In November 2020, Binance filed an almost identical defamation lawsuit against Forbes in New Jersey, only to voluntarily dismiss it three months later without ever going to trial. Notably, New Jersey had no press-protection laws at the time, making it a far more favorable jurisdiction for Binance than the one it chose later.
Yet, given that that’s not the case in New York, if the case does go forward, it could be bad news for Binance.
In the unlikely scenario that a judge allows the case against the WSJ to proceed, the lawsuit would enter the discovery phase. This stage would involve both parties handing over relevant documents, communications, and records.
For Binance, this would mean giving up internal compliance reports, emails between investigators and management, transaction records, and any communications that speak to what the exchange knew about the Iran-linked flows and when it knew it.
The risk is compounded by the fact that Binance is not operating as a normal company. As part of its 2023 criminal settlement, it agreed to operate under two independent government monitors whose job is to verify that the exchange is genuinely overhauling its compliance program.
“If there’s evidence that… these investigators escalated this and they were ignored, or worse, if they were fired in response while there are two monitorships, that’s going to be really problematic,” Wick said.
Dara, who formerly ran as a Republican candidate for New York Attorney General, argued that winning in court may not be Binance’s primary objective in bringing the case.
Binance holds assets for over 300 million users. According to Dara, the reputational damage of a journalistic investigation could present an existential business risk to the exchange.
Unlike traditional finance, crypto operates around the clock across a global, natively online ecosystem where information travels at extraordinary speed and bad headlines can trigger platform flight almost instantly.
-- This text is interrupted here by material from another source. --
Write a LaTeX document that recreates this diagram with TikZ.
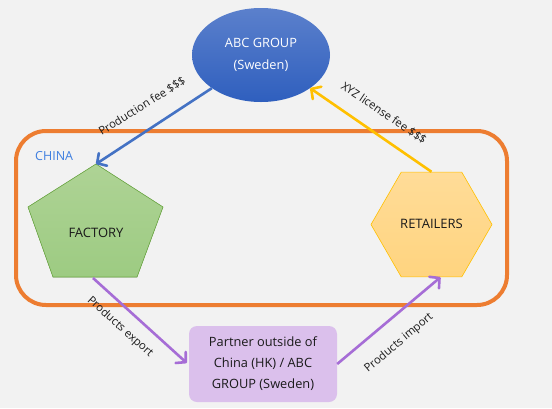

He drew a direct parallel to the collapse of Silicon Valley Bank, where a single announcement about a capital shortfall spread through social media so rapidly that customers withdrew $42 billion in a single day.
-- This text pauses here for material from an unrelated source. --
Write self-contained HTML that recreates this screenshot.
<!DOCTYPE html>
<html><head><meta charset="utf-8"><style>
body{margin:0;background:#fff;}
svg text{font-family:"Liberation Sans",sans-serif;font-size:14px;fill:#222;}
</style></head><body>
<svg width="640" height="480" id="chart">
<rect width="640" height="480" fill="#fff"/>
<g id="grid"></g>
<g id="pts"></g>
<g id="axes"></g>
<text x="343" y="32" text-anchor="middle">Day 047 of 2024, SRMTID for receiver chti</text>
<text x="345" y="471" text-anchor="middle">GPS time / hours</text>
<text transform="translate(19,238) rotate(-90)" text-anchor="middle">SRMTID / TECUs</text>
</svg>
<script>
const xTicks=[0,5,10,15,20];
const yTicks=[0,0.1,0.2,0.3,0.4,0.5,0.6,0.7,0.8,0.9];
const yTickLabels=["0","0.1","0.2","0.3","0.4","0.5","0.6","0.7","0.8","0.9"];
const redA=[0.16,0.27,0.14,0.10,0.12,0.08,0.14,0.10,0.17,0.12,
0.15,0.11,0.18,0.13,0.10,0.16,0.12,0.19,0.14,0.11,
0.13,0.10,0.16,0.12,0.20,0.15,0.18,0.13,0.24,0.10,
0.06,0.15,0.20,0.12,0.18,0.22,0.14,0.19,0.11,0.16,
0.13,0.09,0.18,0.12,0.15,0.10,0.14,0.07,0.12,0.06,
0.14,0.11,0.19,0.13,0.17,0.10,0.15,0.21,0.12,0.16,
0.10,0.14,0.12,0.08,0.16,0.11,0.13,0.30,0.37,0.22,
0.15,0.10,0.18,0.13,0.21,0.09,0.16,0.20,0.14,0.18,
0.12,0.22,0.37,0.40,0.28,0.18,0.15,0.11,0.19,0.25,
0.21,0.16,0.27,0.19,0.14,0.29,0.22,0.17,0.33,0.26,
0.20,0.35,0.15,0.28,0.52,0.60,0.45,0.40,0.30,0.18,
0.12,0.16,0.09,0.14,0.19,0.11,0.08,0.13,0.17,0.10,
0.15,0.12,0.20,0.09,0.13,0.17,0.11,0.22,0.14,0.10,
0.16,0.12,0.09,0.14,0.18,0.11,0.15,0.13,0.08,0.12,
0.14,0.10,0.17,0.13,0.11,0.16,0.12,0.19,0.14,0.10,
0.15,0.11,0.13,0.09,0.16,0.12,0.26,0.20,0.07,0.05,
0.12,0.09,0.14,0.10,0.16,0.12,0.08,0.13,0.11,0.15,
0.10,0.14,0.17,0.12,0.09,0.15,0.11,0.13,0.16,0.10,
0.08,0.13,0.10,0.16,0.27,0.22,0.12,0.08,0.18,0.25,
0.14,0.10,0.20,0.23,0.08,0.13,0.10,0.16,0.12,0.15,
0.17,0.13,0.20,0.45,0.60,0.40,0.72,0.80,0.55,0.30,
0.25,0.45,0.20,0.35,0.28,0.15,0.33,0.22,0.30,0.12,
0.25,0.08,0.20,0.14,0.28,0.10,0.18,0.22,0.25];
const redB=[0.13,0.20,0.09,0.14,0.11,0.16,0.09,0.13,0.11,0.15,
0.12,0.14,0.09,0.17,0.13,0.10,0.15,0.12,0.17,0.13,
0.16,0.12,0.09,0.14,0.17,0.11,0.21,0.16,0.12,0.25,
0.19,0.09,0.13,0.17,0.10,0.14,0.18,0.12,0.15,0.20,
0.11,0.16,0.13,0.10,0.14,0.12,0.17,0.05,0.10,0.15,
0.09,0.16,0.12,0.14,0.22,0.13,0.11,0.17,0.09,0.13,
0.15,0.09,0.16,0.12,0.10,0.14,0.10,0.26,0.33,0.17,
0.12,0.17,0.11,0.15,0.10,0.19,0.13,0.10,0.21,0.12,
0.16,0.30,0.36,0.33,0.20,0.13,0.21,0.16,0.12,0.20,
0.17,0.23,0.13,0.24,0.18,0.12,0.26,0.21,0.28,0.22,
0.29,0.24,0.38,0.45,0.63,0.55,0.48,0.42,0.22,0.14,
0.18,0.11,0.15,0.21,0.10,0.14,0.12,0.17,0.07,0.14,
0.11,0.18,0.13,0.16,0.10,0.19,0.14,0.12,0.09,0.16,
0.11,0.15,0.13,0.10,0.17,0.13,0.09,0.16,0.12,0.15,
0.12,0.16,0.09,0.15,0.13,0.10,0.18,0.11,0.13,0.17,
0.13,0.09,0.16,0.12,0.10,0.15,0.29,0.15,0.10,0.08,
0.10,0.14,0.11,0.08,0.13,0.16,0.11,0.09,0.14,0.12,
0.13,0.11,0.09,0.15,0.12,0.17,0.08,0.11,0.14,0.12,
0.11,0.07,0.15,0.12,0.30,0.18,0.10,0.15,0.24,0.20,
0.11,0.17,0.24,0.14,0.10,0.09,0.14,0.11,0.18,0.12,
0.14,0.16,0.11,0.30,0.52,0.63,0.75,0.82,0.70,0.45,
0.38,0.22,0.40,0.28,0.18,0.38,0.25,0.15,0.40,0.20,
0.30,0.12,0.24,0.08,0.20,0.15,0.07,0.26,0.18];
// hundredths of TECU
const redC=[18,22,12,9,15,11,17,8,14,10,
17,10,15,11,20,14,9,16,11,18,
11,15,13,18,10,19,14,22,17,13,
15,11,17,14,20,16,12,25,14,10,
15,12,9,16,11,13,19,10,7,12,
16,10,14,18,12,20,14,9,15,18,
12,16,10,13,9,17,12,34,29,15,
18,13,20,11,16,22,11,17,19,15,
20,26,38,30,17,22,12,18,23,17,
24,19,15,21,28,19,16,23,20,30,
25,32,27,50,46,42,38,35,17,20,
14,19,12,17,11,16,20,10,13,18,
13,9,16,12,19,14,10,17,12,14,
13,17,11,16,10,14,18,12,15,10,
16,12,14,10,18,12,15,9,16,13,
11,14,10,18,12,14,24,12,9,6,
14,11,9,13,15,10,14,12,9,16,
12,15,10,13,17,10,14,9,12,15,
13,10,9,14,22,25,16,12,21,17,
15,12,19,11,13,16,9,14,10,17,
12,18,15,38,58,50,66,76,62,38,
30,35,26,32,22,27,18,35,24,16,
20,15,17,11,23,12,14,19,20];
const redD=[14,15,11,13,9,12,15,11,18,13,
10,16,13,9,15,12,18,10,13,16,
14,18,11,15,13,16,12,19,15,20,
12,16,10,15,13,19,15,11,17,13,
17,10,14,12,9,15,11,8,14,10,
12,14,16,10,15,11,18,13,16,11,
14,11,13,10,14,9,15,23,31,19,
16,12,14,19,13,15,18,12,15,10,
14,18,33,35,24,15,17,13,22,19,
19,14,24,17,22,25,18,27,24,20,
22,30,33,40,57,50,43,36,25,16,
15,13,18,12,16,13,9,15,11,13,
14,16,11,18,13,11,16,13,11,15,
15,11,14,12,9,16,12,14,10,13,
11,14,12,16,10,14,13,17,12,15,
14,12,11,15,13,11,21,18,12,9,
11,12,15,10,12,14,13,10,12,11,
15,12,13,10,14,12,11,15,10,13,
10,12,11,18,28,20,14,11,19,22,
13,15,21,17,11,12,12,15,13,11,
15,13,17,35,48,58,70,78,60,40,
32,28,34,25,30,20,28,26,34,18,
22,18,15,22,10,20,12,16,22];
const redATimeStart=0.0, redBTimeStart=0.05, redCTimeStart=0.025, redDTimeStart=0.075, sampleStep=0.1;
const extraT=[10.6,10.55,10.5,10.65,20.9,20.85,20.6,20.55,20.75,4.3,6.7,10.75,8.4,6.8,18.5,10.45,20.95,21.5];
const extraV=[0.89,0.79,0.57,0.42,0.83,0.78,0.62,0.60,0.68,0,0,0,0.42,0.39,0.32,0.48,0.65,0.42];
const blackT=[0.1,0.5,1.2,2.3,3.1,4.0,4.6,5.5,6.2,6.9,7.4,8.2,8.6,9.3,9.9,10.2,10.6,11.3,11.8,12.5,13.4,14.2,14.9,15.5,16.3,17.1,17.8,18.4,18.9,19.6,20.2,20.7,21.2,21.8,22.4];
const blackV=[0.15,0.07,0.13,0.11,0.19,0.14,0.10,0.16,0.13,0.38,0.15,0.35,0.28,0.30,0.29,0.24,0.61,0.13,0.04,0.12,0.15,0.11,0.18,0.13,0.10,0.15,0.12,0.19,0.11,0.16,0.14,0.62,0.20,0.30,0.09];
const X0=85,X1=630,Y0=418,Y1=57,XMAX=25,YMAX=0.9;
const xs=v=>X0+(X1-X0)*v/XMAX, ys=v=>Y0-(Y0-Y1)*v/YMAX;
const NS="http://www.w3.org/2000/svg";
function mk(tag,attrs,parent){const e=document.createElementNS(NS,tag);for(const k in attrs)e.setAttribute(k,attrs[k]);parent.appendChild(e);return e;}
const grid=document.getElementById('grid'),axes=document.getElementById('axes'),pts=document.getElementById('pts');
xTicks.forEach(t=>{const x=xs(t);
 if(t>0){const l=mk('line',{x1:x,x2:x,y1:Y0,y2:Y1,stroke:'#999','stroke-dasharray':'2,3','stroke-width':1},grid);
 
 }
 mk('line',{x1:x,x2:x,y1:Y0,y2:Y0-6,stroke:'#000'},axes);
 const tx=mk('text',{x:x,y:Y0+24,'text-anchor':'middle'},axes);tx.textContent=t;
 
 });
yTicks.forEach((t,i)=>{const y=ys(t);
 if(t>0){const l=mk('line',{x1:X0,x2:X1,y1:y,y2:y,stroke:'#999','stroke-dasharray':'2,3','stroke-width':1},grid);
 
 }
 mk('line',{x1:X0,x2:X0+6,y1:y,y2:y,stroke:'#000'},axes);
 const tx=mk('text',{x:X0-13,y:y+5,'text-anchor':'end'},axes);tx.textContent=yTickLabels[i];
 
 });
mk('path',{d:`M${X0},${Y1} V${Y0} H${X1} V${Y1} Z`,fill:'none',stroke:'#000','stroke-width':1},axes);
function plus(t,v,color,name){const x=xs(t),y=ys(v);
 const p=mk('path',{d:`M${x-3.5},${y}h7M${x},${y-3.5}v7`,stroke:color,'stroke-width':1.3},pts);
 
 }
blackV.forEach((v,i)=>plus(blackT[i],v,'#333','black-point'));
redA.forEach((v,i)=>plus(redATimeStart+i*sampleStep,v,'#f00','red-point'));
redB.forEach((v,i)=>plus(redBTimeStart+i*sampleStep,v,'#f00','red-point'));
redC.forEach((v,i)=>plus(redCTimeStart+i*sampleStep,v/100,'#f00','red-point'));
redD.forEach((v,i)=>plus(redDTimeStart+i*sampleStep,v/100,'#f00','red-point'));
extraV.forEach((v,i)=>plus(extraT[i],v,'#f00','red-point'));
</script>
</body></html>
From that lens, the lawsuit is less a legal maneuver and more a public signal.
As Dara put it: “a bad headline in this space can be very damaging… it would be certainly very damaging for them to see a lot of flight from their platform.”
By filing in the toughest possible jurisdiction, Binance may be signaling that it welcomes scrutiny and has nothing to hide.
The move sends a clear message to those who hold assets on its platform that Binance will fight back even at the risk of what a full legal proceeding might expose.